● **WHAT TO WORK ON**: Copy the data precisely, character for character, and leave out every picture.
<<<<
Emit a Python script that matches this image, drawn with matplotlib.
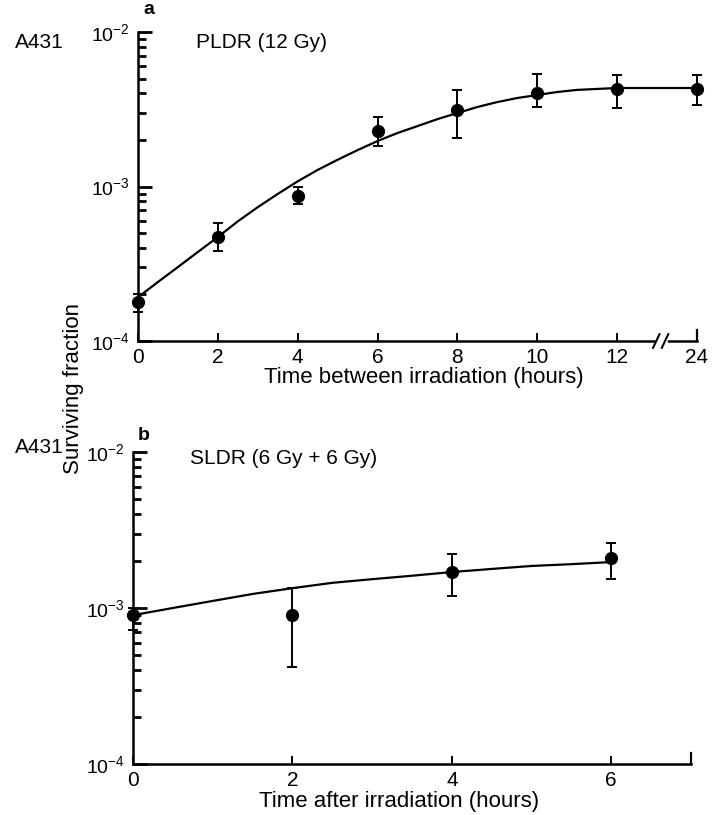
#!/usr/bin/env python3
"""A431 PLDR / SLDR surviving fraction panels."""

import matplotlib

matplotlib.use("Agg")
import matplotlib.pyplot as plt
import numpy as np
from matplotlib.ticker import FixedLocator, LogLocator, LogFormatterMathtext, NullFormatter

plt.rcParams["font.family"] = ["Liberation Sans", "DejaVu Sans"]
plt.rcParams["mathtext.fontset"] = "custom"
plt.rcParams["mathtext.rm"] = "Liberation Sans"
plt.rcParams["mathtext.it"] = "Liberation Sans"

# panel a: PLDR (12 Gy)
pldr_hours = [0, 2, 4, 6, 8, 10, 12, 24]
pldr_sf = [1.78e-4, 4.7e-4, 8.7e-4, 2.3e-3, 3.15e-3, 4.05e-3, 4.3e-3, 4.3e-3]
pldr_hi = [2.0e-4, 5.8e-4, 1.0e-3, 2.8e-3, 4.2e-3, 5.35e-3, 5.25e-3, 5.3e-3]
pldr_lo = [1.55e-4, 3.8e-4, 7.7e-4, 1.84e-3, 2.07e-3, 3.28e-3, 3.2e-3, 3.38e-3]
# fitted curve, every half hour
pldr_fit_hours = [0, 0.5, 1, 1.5, 2, 2.5, 3, 3.5, 4, 4.5, 5, 5.5, 6, 6.5, 7, 7.5,
                  8, 8.5, 9, 9.5, 10, 10.5, 11, 11.5, 12, 24]
pldr_fit = [1.92e-4, 2.41e-4, 3.01e-4, 3.77e-4, 4.71e-4, 5.95e-4, 7.35e-4, 8.95e-4,
            1.08e-3, 1.28e-3, 1.49e-3, 1.72e-3, 1.97e-3, 2.22e-3, 2.46e-3, 2.73e-3,
            2.99e-3, 3.27e-3, 3.52e-3, 3.74e-3, 3.91e-3, 4.09e-3, 4.22e-3, 4.28e-3,
            4.34e-3, 4.34e-3]
pldr_ticks = [0, 2, 4, 6, 8, 10, 12, 24]

# panel b: SLDR (6 Gy + 6 Gy)
sldr_hours = [0, 2, 4, 6]
sldr_sf = [9.0e-4, 9.0e-4, 1.70e-3, 2.09e-3]
sldr_hi = [1.0e-3, 1.34e-3, 2.22e-3, 2.61e-3]
sldr_lo = [7.2e-4, 4.2e-4, 1.19e-3, 1.53e-3]
sldr_fit_hours = [0, 0.5, 1, 1.5, 2, 2.5, 3, 3.5, 4, 4.5, 5, 5.5, 6]
sldr_fit = [9.0e-4, 1.0e-3, 1.11e-3, 1.23e-3, 1.34e-3, 1.45e-3, 1.53e-3, 1.61e-3,
            1.70e-3, 1.78e-3, 1.86e-3, 1.91e-3, 1.97e-3]
sldr_ticks = [0, 2, 4, 6]


def pos(h):
    # broken axis: 24 h is drawn just after the break
    h = np.asarray(h, float)
    return np.where(h > 12, 14.0, h)


def style(ax, xlim):
    ax.set_yscale("log")
    ax.set_ylim(1e-4, 1e-2)
    ax.set_xlim(*xlim)
    for s in ("top", "right"):
        ax.spines[s].set_visible(False)
    for s in ("left", "bottom"):
        ax.spines[s].set_linewidth(1.8)
    ax.yaxis.set_major_locator(LogLocator(base=10))
    ax.yaxis.set_major_formatter(LogFormatterMathtext())
    ax.yaxis.set_minor_locator(LogLocator(base=10, subs=np.arange(2, 10)))
    ax.yaxis.set_minor_formatter(NullFormatter())
    ax.tick_params(axis="y", which="major", direction="in", length=10, width=2, labelsize=14, pad=6)
    ax.tick_params(axis="y", which="minor", direction="in", length=6, width=2)
    ax.tick_params(axis="x", direction="in", length=6, width=1.4, labelsize=15, pad=5)


def draw(ax, x, y, lo, hi, fx, fy):
    y = np.asarray(y)
    err = [y - np.asarray(lo), np.asarray(hi) - y]
    ax.errorbar(x, y, yerr=err, fmt="o", color="black", ms=8.5, elinewidth=1.4,
                capsize=3.5, capthick=1.4, clip_on=False, zorder=3)
    ax.plot(fx, fy, color="black", lw=1.6, clip_on=False, zorder=2)


fig = plt.figure(figsize=(7.16, 8.15), dpi=100)

# --- panel a ---
ax1 = fig.add_axes([138 / 716, 1 - 341 / 815, 559 / 716, 309 / 815])
style(ax1, (0, 14))
draw(ax1, pos(pldr_hours), pldr_sf, pldr_lo, pldr_hi, pos(pldr_fit_hours), pldr_fit)
ax1.xaxis.set_major_locator(FixedLocator(pos(pldr_ticks)))
ax1.set_xticklabels([str(t) for t in pldr_ticks])
trans = ax1.get_xaxis_transform()
ax1.plot([14, 14], [0, 0.035], transform=trans, color="black", lw=1.6, clip_on=False)
# axis break marks
ax1.plot([13.02, 13.2], [0, 0], transform=trans, color="white", lw=4, clip_on=False, zorder=4)
for bx in (12.9, 13.12):
    ax1.plot([bx, bx + 0.16], [-0.022, 0.022], transform=trans, color="black", lw=1.5,
             clip_on=False, zorder=5)
ax1.set_xlabel("Time between irradiation (hours)", fontsize=16, labelpad=0)
ax1.xaxis.set_label_coords(0.512, -0.085)
fig.text(15 / 716, 1 - 43 / 815, "A431", fontsize=15, va="center", ha="left")
fig.text(143 / 716, 1 - 10 / 815, "a", fontsize=14, fontweight="bold", va="center", ha="left")
fig.text(196 / 716, 1 - 43 / 815, "PLDR (12 Gy)", fontsize=15, va="center", ha="left")

# --- panel b ---
ax2 = fig.add_axes([133 / 716, 1 - 764 / 815, 558 / 716, 312 / 815])
style(ax2, (0, 7))
draw(ax2, sldr_hours, sldr_sf, sldr_lo, sldr_hi, sldr_fit_hours, sldr_fit)
ax2.xaxis.set_major_locator(FixedLocator(sldr_ticks))
ax2.set_xticklabels([str(t) for t in sldr_ticks])
ax2.plot([7, 7], [0, 0.035], transform=ax2.get_xaxis_transform(), color="black",
         lw=1.6, clip_on=False)
ax2.set_xlabel("Time after irradiation (hours)", fontsize=16, labelpad=0)
ax2.xaxis.set_label_coords(0.477, -0.085)
fig.text(15 / 716, 1 - 447 / 815, "A431", fontsize=15, va="center", ha="left")
fig.text(138 / 716, 1 - 436 / 815, "b", fontsize=14, fontweight="bold", va="center", ha="left")
fig.text(190 / 716, 1 - 458 / 815, "SLDR (6 Gy + 6 Gy)", fontsize=15, va="center", ha="left")

fig.text(74 / 716, 1 - 388 / 815, "Surviving fraction", fontsize=16, rotation=90,
         va="center", ha="center")

fig.savefig("out.png", dpi=100)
>>>>
● **WRITTEN ANSWER**:
Emit a Python script that matches this image, drawn with matplotlib.
#!/usr/bin/env python3
"""A431 PLDR / SLDR surviving fraction panels."""

import matplotlib

matplotlib.use("Agg")
import matplotlib.pyplot as plt
import numpy as np
from matplotlib.ticker import FixedLocator, LogLocator, LogFormatterMathtext, NullFormatter

plt.rcParams["font.family"] = ["Liberation Sans", "DejaVu Sans"]
plt.rcParams["mathtext.fontset"] = "custom"
plt.rcParams["mathtext.rm"] = "Liberation Sans"
plt.rcParams["mathtext.it"] = "Liberation Sans"

# panel a: PLDR (12 Gy)
pldr_hours = [0, 2, 4, 6, 8, 10, 12, 24]
pldr_sf = [1.78e-4, 4.7e-4, 8.7e-4, 2.3e-3, 3.15e-3, 4.05e-3, 4.3e-3, 4.3e-3]
pldr_hi = [2.0e-4, 5.8e-4, 1.0e-3, 2.8e-3, 4.2e-3, 5.35e-3, 5.25e-3, 5.3e-3]
pldr_lo = [1.55e-4, 3.8e-4, 7.7e-4, 1.84e-3, 2.07e-3, 3.28e-3, 3.2e-3, 3.38e-3]
# fitted curve, every half hour
pldr_fit_hours = [0, 0.5, 1, 1.5, 2, 2.5, 3, 3.5, 4, 4.5, 5, 5.5, 6, 6.5, 7, 7.5,
                  8, 8.5, 9, 9.5, 10, 10.5, 11, 11.5, 12, 24]
pldr_fit = [1.92e-4, 2.41e-4, 3.01e-4, 3.77e-4, 4.71e-4, 5.95e-4, 7.35e-4, 8.95e-4,
            1.08e-3, 1.28e-3, 1.49e-3, 1.72e-3, 1.97e-3, 2.22e-3, 2.46e-3, 2.73e-3,
            2.99e-3, 3.27e-3, 3.52e-3, 3.74e-3, 3.91e-3, 4.09e-3, 4.22e-3, 4.28e-3,
            4.34e-3, 4.34e-3]
pldr_ticks = [0, 2, 4, 6, 8, 10, 12, 24]

# panel b: SLDR (6 Gy + 6 Gy)
sldr_hours = [0, 2, 4, 6]
sldr_sf = [9.0e-4, 9.0e-4, 1.70e-3, 2.09e-3]
sldr_hi = [1.0e-3, 1.34e-3, 2.22e-3, 2.61e-3]
sldr_lo = [7.2e-4, 4.2e-4, 1.19e-3, 1.53e-3]
sldr_fit_hours = [0, 0.5, 1, 1.5, 2, 2.5, 3, 3.5, 4, 4.5, 5, 5.5, 6]
sldr_fit = [9.0e-4, 1.0e-3, 1.11e-3, 1.23e-3, 1.34e-3, 1.45e-3, 1.53e-3, 1.61e-3,
            1.70e-3, 1.78e-3, 1.86e-3, 1.91e-3, 1.97e-3]
sldr_ticks = [0, 2, 4, 6]


def pos(h):
    # broken axis: 24 h is drawn just after the break
    h = np.asarray(h, float)
    return np.where(h > 12, 14.0, h)


def style(ax, xlim):
    ax.set_yscale("log")
    ax.set_ylim(1e-4, 1e-2)
    ax.set_xlim(*xlim)
    for s in ("top", "right"):
        ax.spines[s].set_visible(False)
    for s in ("left", "bottom"):
        ax.spines[s].set_linewidth(1.8)
    ax.yaxis.set_major_locator(LogLocator(base=10))
    ax.yaxis.set_major_formatter(LogFormatterMathtext())
    ax.yaxis.set_minor_locator(LogLocator(base=10, subs=np.arange(2, 10)))
    ax.yaxis.set_minor_formatter(NullFormatter())
    ax.tick_params(axis="y", which="major", direction="in", length=10, width=2, labelsize=14, pad=6)
    ax.tick_params(axis="y", which="minor", direction="in", length=6, width=2)
    ax.tick_params(axis="x", direction="in", length=6, width=1.4, labelsize=15, pad=5)


def draw(ax, x, y, lo, hi, fx, fy):
    y = np.asarray(y)
    err = [y - np.asarray(lo), np.asarray(hi) - y]
    ax.errorbar(x, y, yerr=err, fmt="o", color="black", ms=8.5, elinewidth=1.4,
                capsize=3.5, capthick=1.4, clip_on=False, zorder=3)
    ax.plot(fx, fy, color="black", lw=1.6, clip_on=False, zorder=2)


fig = plt.figure(figsize=(7.16, 8.15), dpi=100)

# --- panel a ---
ax1 = fig.add_axes([138 / 716, 1 - 341 / 815, 559 / 716, 309 / 815])
style(ax1, (0, 14))
draw(ax1, pos(pldr_hours), pldr_sf, pldr_lo, pldr_hi, pos(pldr_fit_hours), pldr_fit)
ax1.xaxis.set_major_locator(FixedLocator(pos(pldr_ticks)))
ax1.set_xticklabels([str(t) for t in pldr_ticks])
trans = ax1.get_xaxis_transform()
ax1.plot([14, 14], [0, 0.035], transform=trans, color="black", lw=1.6, clip_on=False)
# axis break marks
ax1.plot([13.02, 13.2], [0, 0], transform=trans, color="white", lw=4, clip_on=False, zorder=4)
for bx in (12.9, 13.12):
    ax1.plot([bx, bx + 0.16], [-0.022, 0.022], transform=trans, color="black", lw=1.5,
             clip_on=False, zorder=5)
ax1.set_xlabel("Time between irradiation (hours)", fontsize=16, labelpad=0)
ax1.xaxis.set_label_coords(0.512, -0.085)
fig.text(15 / 716, 1 - 43 / 815, "A431", fontsize=15, va="center", ha="left")
fig.text(143 / 716, 1 - 10 / 815, "a", fontsize=14, fontweight="bold", va="center", ha="left")
fig.text(196 / 716, 1 - 43 / 815, "PLDR (12 Gy)", fontsize=15, va="center", ha="left")

# --- panel b ---
ax2 = fig.add_axes([133 / 716, 1 - 764 / 815, 558 / 716, 312 / 815])
style(ax2, (0, 7))
draw(ax2, sldr_hours, sldr_sf, sldr_lo, sldr_hi, sldr_fit_hours, sldr_fit)
ax2.xaxis.set_major_locator(FixedLocator(sldr_ticks))
ax2.set_xticklabels([str(t) for t in sldr_ticks])
ax2.plot([7, 7], [0, 0.035], transform=ax2.get_xaxis_transform(), color="black",
         lw=1.6, clip_on=False)
ax2.set_xlabel("Time after irradiation (hours)", fontsize=16, labelpad=0)
ax2.xaxis.set_label_coords(0.477, -0.085)
fig.text(15 / 716, 1 - 447 / 815, "A431", fontsize=15, va="center", ha="left")
fig.text(138 / 716, 1 - 436 / 815, "b", fontsize=14, fontweight="bold", va="center", ha="left")
fig.text(190 / 716, 1 - 458 / 815, "SLDR (6 Gy + 6 Gy)", fontsize=15, va="center", ha="left")

fig.text(74 / 716, 1 - 388 / 815, "Surviving fraction", fontsize=16, rotation=90,
         va="center", ha="center")

fig.savefig("out.png", dpi=100)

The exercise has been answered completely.